From the first line of the listing below to the line with "for (let i = 1;", print each line exactly, and nothing more. Leave out the pictures.

» **Material for the task**:
--
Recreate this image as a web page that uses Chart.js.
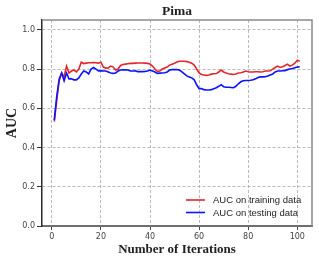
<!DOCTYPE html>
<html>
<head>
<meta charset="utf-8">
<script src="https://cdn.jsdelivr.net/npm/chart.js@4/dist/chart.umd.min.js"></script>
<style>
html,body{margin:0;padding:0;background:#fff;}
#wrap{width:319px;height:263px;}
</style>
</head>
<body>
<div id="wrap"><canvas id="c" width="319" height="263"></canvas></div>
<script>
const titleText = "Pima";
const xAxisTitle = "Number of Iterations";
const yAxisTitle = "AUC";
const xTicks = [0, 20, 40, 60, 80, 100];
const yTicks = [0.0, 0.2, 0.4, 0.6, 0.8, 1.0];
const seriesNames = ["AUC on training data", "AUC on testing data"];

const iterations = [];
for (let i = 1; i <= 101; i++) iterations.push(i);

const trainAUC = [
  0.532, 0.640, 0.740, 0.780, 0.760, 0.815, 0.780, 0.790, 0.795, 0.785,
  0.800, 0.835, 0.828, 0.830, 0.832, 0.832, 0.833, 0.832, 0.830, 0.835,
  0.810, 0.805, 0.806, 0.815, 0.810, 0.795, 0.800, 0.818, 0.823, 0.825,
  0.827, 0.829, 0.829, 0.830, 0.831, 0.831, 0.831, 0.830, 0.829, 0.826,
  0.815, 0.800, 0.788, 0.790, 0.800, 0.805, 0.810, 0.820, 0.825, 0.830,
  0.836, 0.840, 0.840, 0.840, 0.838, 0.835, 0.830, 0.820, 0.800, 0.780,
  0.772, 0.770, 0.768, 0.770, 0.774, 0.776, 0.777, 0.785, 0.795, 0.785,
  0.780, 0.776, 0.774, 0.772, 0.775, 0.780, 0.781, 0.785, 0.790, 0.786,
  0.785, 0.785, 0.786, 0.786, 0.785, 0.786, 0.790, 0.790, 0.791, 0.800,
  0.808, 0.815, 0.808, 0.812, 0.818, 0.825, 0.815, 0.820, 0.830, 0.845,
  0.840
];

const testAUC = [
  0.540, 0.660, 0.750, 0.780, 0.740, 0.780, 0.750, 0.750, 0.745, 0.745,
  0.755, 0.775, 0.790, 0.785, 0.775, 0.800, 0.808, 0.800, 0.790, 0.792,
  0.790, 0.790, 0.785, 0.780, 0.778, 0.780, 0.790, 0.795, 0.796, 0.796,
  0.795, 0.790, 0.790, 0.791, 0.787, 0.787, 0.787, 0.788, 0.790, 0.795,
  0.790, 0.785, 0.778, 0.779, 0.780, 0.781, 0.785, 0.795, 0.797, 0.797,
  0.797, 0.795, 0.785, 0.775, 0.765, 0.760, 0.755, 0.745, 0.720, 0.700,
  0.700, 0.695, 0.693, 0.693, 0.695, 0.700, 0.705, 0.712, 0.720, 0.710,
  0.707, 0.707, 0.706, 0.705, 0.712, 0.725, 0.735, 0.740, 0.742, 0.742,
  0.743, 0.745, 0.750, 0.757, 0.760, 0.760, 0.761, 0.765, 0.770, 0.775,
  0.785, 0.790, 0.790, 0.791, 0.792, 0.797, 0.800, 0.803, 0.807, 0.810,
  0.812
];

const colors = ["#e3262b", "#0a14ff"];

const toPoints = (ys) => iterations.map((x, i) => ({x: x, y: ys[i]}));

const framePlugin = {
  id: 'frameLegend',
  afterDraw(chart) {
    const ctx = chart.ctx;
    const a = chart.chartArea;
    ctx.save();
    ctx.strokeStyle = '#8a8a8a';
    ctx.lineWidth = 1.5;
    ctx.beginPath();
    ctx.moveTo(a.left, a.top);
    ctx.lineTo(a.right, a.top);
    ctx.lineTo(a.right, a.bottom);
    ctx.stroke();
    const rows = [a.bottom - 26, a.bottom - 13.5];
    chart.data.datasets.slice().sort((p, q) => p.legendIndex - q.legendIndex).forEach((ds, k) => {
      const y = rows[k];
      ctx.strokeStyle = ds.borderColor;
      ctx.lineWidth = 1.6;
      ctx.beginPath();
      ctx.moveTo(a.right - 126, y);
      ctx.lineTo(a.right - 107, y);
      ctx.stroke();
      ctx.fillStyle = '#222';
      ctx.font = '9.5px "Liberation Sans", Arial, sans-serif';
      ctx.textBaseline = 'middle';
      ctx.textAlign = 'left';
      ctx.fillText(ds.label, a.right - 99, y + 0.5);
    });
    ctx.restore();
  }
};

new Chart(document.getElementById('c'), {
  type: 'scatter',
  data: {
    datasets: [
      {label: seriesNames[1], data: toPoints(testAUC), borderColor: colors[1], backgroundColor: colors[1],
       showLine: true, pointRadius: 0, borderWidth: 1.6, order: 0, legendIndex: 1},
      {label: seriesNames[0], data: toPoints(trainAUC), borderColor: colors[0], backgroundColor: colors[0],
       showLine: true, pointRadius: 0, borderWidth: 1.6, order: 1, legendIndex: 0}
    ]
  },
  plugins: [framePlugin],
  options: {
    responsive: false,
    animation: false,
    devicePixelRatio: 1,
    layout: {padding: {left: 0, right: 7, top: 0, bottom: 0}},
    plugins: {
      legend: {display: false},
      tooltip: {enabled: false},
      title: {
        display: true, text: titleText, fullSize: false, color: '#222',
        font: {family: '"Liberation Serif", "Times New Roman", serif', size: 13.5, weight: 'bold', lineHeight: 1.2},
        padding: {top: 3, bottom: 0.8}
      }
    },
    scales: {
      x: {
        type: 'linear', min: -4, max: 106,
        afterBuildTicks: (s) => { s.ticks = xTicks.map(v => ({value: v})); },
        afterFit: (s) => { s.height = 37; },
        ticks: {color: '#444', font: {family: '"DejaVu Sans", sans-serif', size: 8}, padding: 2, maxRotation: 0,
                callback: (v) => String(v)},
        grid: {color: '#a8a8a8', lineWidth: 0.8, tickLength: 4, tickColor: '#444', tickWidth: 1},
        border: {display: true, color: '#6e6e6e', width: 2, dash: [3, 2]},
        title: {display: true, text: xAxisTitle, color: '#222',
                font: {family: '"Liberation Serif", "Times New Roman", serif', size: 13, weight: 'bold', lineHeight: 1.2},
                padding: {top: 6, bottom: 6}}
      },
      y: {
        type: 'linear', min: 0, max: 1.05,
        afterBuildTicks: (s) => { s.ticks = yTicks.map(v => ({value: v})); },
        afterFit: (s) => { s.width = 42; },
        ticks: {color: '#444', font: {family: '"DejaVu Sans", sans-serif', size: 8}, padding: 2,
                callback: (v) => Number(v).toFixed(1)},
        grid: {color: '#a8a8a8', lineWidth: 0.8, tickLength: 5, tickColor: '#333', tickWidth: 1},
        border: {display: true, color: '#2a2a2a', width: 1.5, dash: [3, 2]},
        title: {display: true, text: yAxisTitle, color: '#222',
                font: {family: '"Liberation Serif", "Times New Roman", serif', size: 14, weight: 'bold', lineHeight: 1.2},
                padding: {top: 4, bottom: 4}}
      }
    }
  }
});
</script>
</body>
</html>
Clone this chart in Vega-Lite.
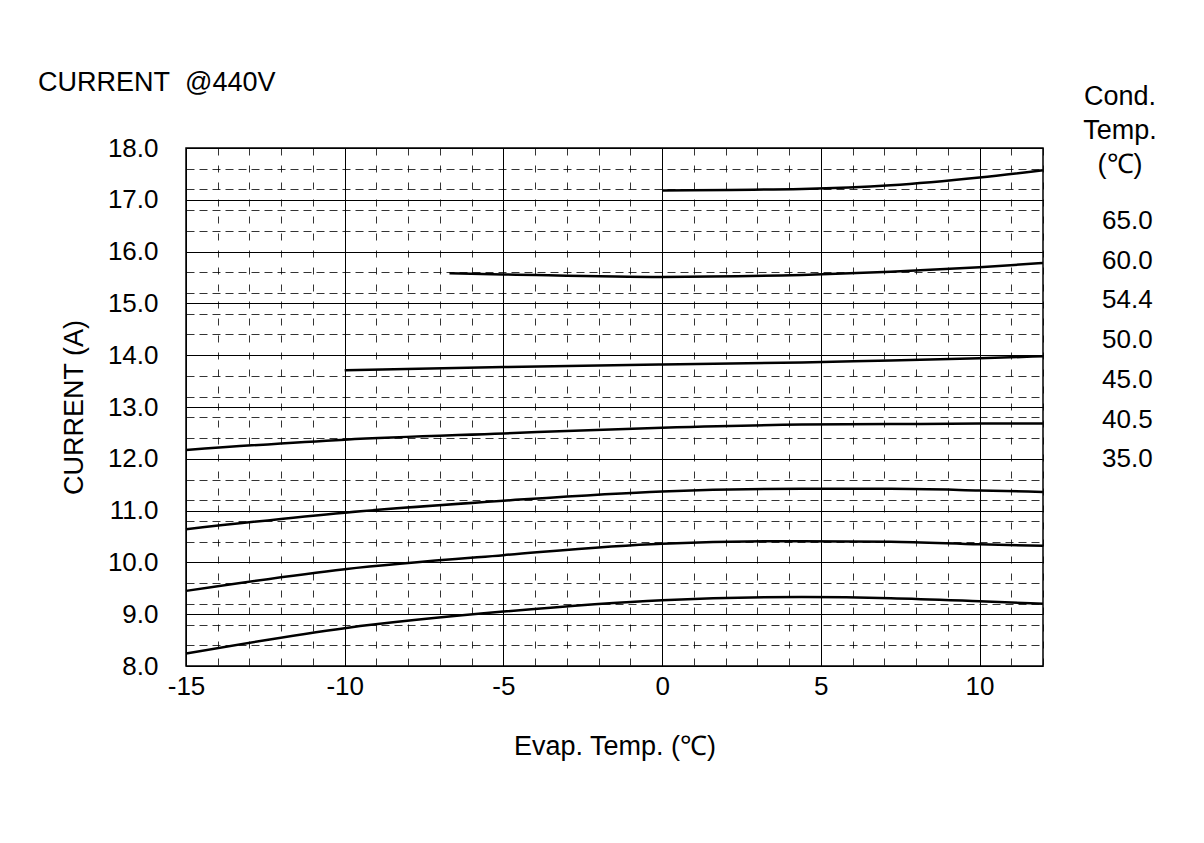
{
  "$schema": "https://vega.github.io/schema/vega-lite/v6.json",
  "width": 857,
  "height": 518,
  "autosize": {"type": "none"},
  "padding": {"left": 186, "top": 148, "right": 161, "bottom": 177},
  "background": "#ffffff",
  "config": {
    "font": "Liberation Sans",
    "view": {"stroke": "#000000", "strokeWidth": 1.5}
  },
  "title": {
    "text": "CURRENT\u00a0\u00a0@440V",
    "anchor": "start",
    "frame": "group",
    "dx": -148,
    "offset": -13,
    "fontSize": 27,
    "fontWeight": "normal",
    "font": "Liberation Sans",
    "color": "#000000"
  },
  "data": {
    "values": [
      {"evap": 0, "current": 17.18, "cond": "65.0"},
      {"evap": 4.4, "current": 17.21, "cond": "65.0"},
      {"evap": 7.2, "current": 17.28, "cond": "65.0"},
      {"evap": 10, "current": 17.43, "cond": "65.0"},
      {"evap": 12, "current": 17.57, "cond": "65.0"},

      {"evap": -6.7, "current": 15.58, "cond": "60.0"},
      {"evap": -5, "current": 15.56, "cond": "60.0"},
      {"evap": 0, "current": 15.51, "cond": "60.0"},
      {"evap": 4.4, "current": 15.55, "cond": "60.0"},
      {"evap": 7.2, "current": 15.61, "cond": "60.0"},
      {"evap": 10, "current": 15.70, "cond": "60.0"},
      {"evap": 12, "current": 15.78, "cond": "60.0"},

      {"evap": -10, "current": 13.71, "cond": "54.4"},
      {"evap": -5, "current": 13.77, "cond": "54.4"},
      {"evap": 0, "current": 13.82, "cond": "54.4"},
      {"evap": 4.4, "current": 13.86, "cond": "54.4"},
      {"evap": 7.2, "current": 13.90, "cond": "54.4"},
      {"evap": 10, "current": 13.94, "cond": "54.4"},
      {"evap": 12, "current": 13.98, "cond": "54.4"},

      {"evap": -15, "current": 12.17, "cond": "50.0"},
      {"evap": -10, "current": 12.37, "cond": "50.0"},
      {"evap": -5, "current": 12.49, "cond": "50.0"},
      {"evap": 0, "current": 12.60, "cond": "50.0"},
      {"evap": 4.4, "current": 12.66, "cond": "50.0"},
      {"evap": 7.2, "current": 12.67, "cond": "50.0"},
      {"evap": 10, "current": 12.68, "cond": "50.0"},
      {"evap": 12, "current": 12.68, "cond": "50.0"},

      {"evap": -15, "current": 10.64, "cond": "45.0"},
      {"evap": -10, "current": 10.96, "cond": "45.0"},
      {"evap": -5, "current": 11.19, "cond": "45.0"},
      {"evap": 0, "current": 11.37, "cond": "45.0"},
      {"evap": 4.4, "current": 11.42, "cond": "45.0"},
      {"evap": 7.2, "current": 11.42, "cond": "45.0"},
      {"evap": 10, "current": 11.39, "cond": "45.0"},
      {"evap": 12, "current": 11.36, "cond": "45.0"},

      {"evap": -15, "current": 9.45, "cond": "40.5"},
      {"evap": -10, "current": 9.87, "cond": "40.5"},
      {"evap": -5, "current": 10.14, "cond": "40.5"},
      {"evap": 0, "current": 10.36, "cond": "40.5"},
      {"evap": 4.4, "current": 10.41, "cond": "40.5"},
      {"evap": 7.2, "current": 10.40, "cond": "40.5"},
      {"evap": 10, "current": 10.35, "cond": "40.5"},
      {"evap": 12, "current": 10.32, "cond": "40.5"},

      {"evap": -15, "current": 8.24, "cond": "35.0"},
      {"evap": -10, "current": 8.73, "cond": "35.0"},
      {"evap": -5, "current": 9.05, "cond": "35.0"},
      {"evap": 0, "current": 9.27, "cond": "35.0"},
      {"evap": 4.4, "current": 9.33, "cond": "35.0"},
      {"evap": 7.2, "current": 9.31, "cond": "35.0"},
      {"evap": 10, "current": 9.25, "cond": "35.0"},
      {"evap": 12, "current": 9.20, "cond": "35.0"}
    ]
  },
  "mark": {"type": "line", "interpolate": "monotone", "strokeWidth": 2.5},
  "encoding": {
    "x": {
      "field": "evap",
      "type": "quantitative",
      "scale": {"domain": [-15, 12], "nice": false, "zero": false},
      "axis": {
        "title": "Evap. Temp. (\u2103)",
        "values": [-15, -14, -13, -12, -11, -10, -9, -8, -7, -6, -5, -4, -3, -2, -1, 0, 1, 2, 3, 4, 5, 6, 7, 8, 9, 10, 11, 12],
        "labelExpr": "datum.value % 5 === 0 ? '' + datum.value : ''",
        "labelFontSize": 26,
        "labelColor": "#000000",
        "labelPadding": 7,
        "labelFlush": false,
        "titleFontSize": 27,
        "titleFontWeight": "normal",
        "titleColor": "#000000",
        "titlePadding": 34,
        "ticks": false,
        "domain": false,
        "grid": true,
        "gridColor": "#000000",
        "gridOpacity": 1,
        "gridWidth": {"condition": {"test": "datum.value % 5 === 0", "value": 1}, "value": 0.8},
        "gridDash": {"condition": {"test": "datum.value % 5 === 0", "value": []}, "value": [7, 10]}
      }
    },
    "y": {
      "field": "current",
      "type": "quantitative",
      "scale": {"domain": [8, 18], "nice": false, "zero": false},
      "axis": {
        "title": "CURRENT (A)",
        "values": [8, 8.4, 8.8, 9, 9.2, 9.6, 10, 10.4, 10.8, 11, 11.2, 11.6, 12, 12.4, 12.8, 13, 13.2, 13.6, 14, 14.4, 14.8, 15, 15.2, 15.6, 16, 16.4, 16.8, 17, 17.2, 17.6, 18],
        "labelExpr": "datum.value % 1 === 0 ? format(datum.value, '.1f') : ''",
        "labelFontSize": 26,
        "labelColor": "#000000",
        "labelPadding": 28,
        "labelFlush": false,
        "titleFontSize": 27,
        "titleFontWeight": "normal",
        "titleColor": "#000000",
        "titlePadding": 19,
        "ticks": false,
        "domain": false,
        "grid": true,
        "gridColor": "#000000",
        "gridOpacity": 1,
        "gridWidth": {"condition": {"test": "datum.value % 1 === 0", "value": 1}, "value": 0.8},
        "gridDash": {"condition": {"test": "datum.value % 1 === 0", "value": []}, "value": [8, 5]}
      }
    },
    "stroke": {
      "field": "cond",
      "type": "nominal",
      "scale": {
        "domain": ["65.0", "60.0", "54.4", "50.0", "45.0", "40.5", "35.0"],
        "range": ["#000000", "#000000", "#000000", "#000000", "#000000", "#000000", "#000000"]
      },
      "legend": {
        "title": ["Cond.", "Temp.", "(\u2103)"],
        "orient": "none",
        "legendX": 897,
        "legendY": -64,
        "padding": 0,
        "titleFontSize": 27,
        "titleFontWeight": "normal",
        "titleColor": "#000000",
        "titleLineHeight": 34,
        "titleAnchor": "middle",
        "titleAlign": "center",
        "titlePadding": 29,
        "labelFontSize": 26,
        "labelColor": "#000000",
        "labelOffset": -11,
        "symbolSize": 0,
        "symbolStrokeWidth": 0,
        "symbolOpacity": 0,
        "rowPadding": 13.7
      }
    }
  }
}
--
» **Correct output**:
Recreate this image as a web page that uses Chart.js.
<!DOCTYPE html>
<html>
<head>
<meta charset="utf-8">
<script src="https://cdn.jsdelivr.net/npm/chart.js@4/dist/chart.umd.min.js"></script>
<style>
html,body{margin:0;padding:0;background:#fff;}
#wrap{width:319px;height:263px;}
</style>
</head>
<body>
<div id="wrap"><canvas id="c" width="319" height="263"></canvas></div>
<script>
const titleText = "Pima";
const xAxisTitle = "Number of Iterations";
const yAxisTitle = "AUC";
const xTicks = [0, 20, 40, 60, 80, 100];
const yTicks = [0.0, 0.2, 0.4, 0.6, 0.8, 1.0];
const seriesNames = ["AUC on training data", "AUC on testing data"];

const iterations = [];
for (let i = 1; i <= 101; i++) iterations.push(i);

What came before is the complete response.